La expresión “campaña permanente” se le atribuye a Sidney Blumenthal, que fue asesor personal de Bill Clinton durante su segundo mandato presidencial. Inspirada en la revolución permanente de Trotski -un ejemplo ciertamente extravagante de evolución conceptual- la campaña permanente es un proceso de continua transformación, que no se detiene una vez se toma el poder. Gobernar se convierte así en un ejercicio perpetuo que hace de la política un instrumento diseñado para mantener la popularidad de los electos, sometidos a un escrutinio permanente por la opinión pública y los medios de comunicación de masas. Blumenthal teorizó sobre el asunto, y aplicó sus hipótesis durante un mandato demócrata en la Casa Blanca. Sin embargo, fueron dos líderes conservadores, Margaret Thatcher y Ronald Reagan, los que años antes habían difuminado las líneas divisorias entre los tiempos de campaña y las tareas de gobierno. Se demuestra así que no es una cuestión ideológica la que condiciona hoy su aplicación generalizada.
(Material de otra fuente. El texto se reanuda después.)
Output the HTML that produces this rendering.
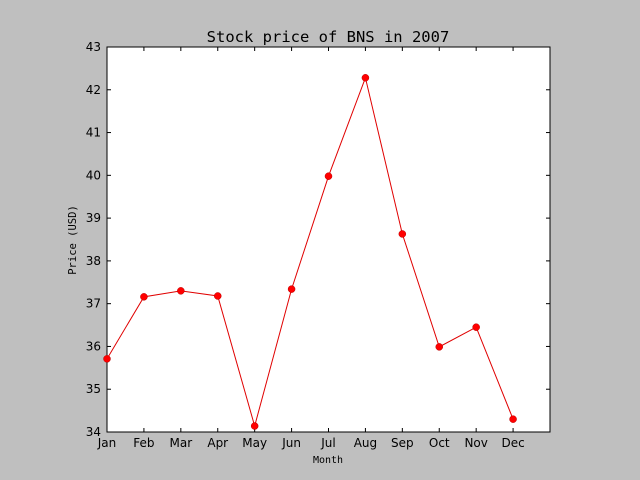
<!DOCTYPE html>
<html><head><meta charset="utf-8"><style>
body{margin:0;background:#bfbfbf;}
svg{display:block;}
</style></head><body>
<svg id="chart" width="640" height="480">
<rect x="0" y="0" width="640" height="480" fill="#bfbfbf"/>
<rect x="107" y="47" width="443" height="385" fill="#fff" stroke="#000" stroke-width="1"/>
<text x="328" y="42" text-anchor="middle" font-family="DejaVu Sans Mono, Liberation Mono, monospace" font-size="15.5">Stock price of BNS in 2007</text>
<text x="328" y="463" text-anchor="middle" font-family="DejaVu Sans Mono, Liberation Mono, monospace" font-size="10">Month</text>
<text transform="translate(76,240) rotate(-90)" text-anchor="middle" font-family="DejaVu Sans Mono, Liberation Mono, monospace" font-size="10.5">Price (USD)</text>
<g id="axes"></g>
<g id="series"></g>
</svg>
<script>
const months=["Jan","Feb","Mar","Apr","May","Jun","Jul","Aug","Sep","Oct","Nov","Dec"];
const prices=[35.71,37.16,37.30,37.18,34.14,37.34,39.98,42.28,38.63,35.99,36.45,34.30];
const yTicks=[34,35,36,37,38,39,40,41,42,43];
const X0=107,X1=550,Y0=432,Y1=47,XMIN=0,XMAX=12,YMIN=34,YMAX=43;
const xs=i=>X0+(i-XMIN)/(XMAX-XMIN)*(X1-X0);
const ys=v=>Y0-(v-YMIN)/(YMAX-YMIN)*(Y0-Y1);
const NS="http://www.w3.org/2000/svg";
const ax=document.getElementById('axes'),se=document.getElementById('series');
function mk(t,a,p){const e=document.createElementNS(NS,t);for(const k in a)e.setAttribute(k,a[k]);p.appendChild(e);return e;}
months.forEach((m,i)=>{
 const x=xs(i);
 const t1=mk('line',{x1:x,x2:x,y1:Y0,y2:Y0-4,stroke:'#000'},ax);
 
 
 const t2=mk('line',{x1:x,x2:x,y1:Y1,y2:Y1+4,stroke:'#000'},ax);
 
 
 const l=mk('text',{x:x,y:Y0+15,'text-anchor':'middle','font-family':'DejaVu Sans, Liberation Sans, sans-serif','font-size':'12'},ax);
 l.textContent=m;
 
 
});
yTicks.forEach(v=>{
 const y=ys(v);
 const t1=mk('line',{x1:X0,x2:X0+4,y1:y,y2:y,stroke:'#000'},ax);
 
 
 const t2=mk('line',{x1:X1,x2:X1-4,y1:y,y2:y,stroke:'#000'},ax);
 
 
 const l=mk('text',{x:X0-6,y:y+4,'text-anchor':'end','font-family':'DejaVu Sans, Liberation Sans, sans-serif','font-size':'12'},ax);
 l.textContent=v;
 
 
});
const pl=mk('polyline',{points:prices.map((v,i)=>xs(i)+','+ys(v)).join(' '),fill:'none',stroke:'#e00000','stroke-width':1},se);


prices.forEach((v,i)=>{
 const c=mk('circle',{cx:xs(i),cy:ys(v),r:3.5,fill:'#f00',stroke:'#b00','stroke-width':0.5},se);
 
 
});
</script>
</body></html>
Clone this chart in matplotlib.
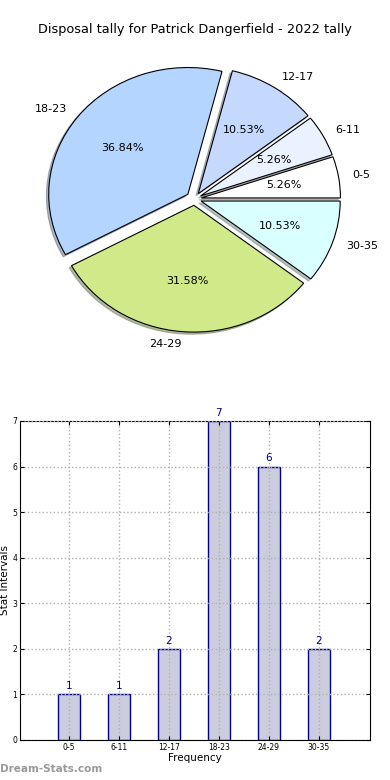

En esta estrategia de campaña permanente juega un papel relevante la televisión, como medio transmisor de lo que los americanos denominan soundbites: pequeñas cápsulas de imagen y voz que obligan a concentrar en unos segundos buena parte de la tarea persuasiva del mensaje. Por tanto el discurso tiene que hacer posible esa persuasión a través de los soundbites que protagonizarán los minutos mediáticos de los representantes públicos. Esto lo han entendido los asesores de Felipe VI, que precisamente por la contradicción democrática que supone el carácter hereditario de la Jefatura del Estado en España, está sometido más que nadie a la campaña permanente. Su campechano padre, Juan Carlos I, lo tradujo en aquello de “ganarse el sueldo cada día”. El equipo de comunicación de la Casa Real construyó un mensaje navideño potente y enfático, que se adentró en cuestiones de calado, pero al que le faltó una dosis de audacia. Algunos pensarán que esto último es incompatible con una institución como la monarquía, pero de momento el único que se ha mostrado audaz en la Zarzuela ha sido Urdangarín, y así nos luce el pelo.
El psicólogo norteamericano Carl I. Hovland investigó los mecanismos de persuasión en la comunicación a través de los medios de masas, y definió tres estadios sucesivos: los valores, las actitudes y los comportamientos. El discurso retórico influye en los dos primeros, valores y actitudes, y ahí Felipe VI estuvo sobresaliente en su primer discurso navideño. Pero en el tercer estadio, el de los comportamientos, entran en juego factores personales y de contexto, que son finalmente determinantes a la hora de decantar la balanza de la credibilidad del emisor, y por tanto de su capacidad persuasiva. Si un monarca se cuela en el salón de ocho millones de espectadores tratándoles de tú, intentando mostrarse cercano y empático con las principales preocupaciones de los ciudadanos (paro, corrupción, Cataluña…), tocándose el pecho y utilizando expresiones como “me duele personalmente…”, ese discurso ya no puede dejar espacio a sesudas interpretaciones, a lecturas entre líneas, a exégesis subliminales sobre la intención de sus palabras. Si en un discurso institucional uno decide adentrarse en el delicado terreno de la emotividad, y me parece bien que se haga en determinadas circunstancias, entonces hay que dejarse de hermenéuticas alambicadas y llegar hasta el final. La cuestión es que el Jefe del Estado tiene una hermana que se va a sentar ante un Tribunal de Justicia acusada de dos delitos fiscales, relacionados con hechos muy graves investigados en un sumario por corrupción. Como un servidor se ha quedado solo en tantos foros defendiendo la presunción de inocencia de todo imputado, sin distinguir el color de su sangre, me siento más legitimado que otros para escribir que la posición de la Infanta Cristina es insostenible, y que el Rey debería haber hecho público en su discurso lo que seguramente ya habrá hecho en privado: pedir a su hermana que renuncie a sus derechos sucesorios al trono de España. Porque precisamente esto sería superar la retórica, e introducirse en el ámbito de los comportamientos ejemplares y ejemplarizantes que conllevan un coste personal. Ese hubiera sido el soundbite atronador y persuasivo del discurso real en el compromiso contra la corrupción.